Aim: Copy verbatim the block of lines in the entries below whose first line contains "Generate a component" and whose last line contains "import * as". Leave out all other lines.

Records to process:
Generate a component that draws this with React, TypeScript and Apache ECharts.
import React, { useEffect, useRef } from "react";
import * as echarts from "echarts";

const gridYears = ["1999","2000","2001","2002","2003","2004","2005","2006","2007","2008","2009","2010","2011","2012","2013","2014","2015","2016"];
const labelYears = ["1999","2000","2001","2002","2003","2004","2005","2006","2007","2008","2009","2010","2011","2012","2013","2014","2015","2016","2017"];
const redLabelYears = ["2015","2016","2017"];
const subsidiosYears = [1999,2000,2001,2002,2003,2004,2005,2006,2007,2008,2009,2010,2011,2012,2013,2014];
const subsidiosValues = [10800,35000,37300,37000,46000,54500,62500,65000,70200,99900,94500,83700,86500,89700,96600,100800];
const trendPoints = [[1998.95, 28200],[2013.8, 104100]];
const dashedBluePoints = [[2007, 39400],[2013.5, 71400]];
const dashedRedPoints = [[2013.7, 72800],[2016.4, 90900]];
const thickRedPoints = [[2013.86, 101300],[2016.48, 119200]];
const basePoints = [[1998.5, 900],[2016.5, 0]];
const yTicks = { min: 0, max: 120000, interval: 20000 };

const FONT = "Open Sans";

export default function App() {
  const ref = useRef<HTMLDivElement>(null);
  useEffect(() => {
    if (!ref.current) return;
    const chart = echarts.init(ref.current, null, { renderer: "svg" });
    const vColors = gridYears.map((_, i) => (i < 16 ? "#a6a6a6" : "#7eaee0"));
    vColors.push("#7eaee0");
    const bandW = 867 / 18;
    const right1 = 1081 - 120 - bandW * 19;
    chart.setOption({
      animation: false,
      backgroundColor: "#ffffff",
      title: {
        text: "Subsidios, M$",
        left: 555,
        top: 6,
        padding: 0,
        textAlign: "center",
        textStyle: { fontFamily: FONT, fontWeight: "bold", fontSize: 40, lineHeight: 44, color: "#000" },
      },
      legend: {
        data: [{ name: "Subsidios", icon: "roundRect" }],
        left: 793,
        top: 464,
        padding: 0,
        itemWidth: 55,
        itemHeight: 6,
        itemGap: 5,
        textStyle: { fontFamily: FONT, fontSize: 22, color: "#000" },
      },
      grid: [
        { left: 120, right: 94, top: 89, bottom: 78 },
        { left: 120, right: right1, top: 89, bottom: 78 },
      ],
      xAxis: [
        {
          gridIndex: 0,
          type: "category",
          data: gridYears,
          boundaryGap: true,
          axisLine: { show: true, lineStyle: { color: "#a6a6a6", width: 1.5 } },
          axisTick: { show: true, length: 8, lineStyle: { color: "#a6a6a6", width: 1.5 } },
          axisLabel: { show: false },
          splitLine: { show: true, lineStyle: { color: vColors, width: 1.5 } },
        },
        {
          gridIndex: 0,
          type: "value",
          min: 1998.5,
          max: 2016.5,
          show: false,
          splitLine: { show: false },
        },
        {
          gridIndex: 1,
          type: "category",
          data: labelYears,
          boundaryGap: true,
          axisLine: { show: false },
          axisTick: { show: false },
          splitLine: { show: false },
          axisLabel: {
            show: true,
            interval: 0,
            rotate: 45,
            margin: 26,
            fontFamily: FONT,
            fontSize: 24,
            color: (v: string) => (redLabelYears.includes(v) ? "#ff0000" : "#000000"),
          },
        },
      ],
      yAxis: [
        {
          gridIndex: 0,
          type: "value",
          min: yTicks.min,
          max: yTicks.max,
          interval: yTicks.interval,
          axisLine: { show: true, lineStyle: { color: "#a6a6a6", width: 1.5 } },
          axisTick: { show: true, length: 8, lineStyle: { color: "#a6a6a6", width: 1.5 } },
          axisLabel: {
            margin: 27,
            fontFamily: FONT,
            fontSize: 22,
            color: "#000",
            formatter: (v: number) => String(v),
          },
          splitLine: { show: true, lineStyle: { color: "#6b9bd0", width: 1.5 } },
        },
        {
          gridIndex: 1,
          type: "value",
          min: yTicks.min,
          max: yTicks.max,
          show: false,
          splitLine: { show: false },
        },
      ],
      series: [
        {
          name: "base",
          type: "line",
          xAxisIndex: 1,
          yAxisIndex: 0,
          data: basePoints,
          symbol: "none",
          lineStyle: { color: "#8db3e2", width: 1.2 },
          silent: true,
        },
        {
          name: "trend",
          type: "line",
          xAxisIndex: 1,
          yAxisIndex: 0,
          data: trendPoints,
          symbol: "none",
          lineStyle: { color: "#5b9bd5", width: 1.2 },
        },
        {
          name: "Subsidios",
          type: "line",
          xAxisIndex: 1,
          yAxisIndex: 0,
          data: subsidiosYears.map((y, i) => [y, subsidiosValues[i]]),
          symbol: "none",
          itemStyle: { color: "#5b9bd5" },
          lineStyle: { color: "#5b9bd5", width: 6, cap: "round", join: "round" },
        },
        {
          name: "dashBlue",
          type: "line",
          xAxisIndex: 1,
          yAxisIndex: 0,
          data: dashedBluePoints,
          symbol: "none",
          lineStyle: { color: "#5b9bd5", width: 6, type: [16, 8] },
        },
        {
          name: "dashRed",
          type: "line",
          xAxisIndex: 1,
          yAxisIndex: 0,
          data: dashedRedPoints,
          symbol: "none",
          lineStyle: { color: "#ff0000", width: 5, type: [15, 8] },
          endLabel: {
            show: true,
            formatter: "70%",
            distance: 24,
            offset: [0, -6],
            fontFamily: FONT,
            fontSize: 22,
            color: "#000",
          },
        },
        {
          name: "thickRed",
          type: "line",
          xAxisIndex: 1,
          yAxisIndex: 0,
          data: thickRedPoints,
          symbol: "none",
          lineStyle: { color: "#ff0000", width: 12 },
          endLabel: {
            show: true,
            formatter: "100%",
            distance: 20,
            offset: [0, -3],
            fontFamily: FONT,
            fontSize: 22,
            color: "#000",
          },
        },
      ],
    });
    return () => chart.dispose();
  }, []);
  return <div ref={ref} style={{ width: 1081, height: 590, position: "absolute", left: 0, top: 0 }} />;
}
--
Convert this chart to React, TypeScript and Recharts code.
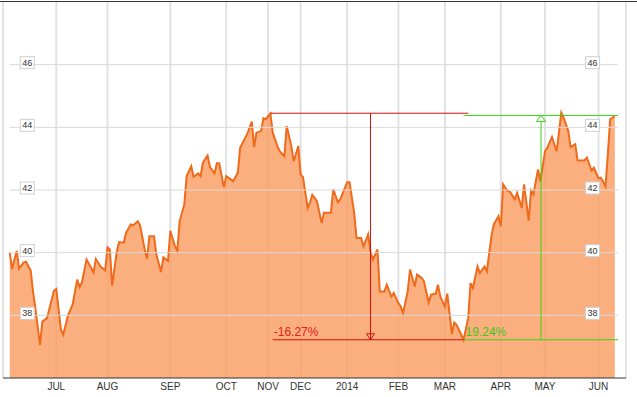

Answer to the exercise:
Generate a component that draws this with React, TypeScript and Apache ECharts.
import React, { useEffect, useRef } from "react";
import * as echarts from "echarts";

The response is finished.